Index Binary Data from JDBC

The JDBC connector fetches documents from a relational database via SQL queries. Under the hood, this connector implements the Solr DataImportHandler (DIH) plugin.

The JDBC connector in Fusion does not automatically discover and index binary data you may have stored in your database (such as PDF files). However, you can configure Fusion to recognize and extract binary data correctly by modifying the datasource configuration file. This file is created when the datasource is first run, and then it is created in VAR-FUSIONPATH/data/connectors/lucid.jdbc/datasources/ datasourceID/conf. The name of the file will include the name of the datasource, as in dataconfig_datasourceName.xml. If you are familiar with Solr’s DIH, you will recognize this as a standard dataconfig.xml file.

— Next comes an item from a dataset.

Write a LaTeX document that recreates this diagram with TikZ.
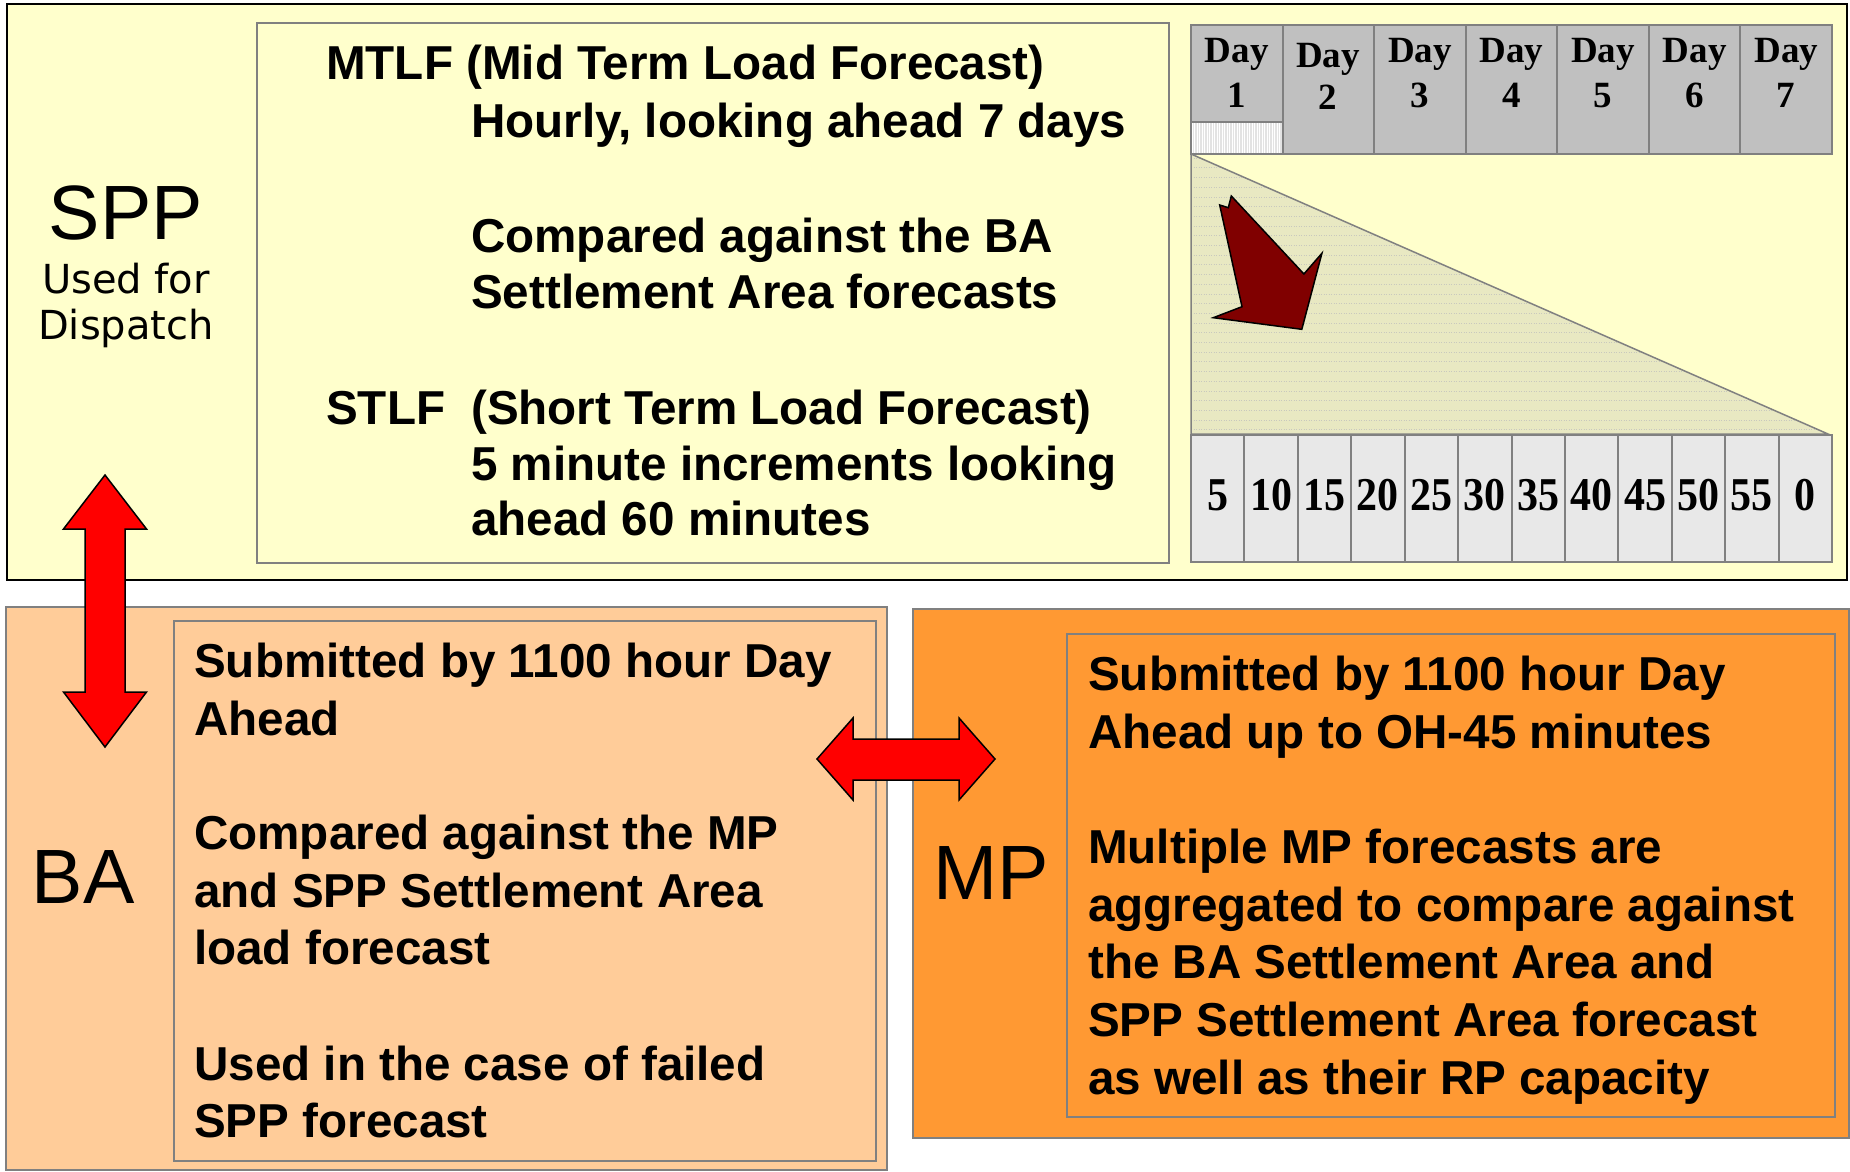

Follow these steps to modify the configuration file:

  1. Add a name attribute for the database containing your binary data to the dataSource entry.

  2. Set the convertType attribute for the dataSource to false. This prevents Fusion from treating binary data as strings.

  3. Add a FieldStreamDataSource to stream the binary data to the Tika entity processor.

  4. Specify the dataSource name in the root entity.

  5. Add an entity for your FieldStreamDataSource using the TikaEntityProcessor to take the binary data from the FieldStreamDataSource, parse it, and specify a field for storing the processed data.

  6. Reload the Solr core to apply your configuration changes.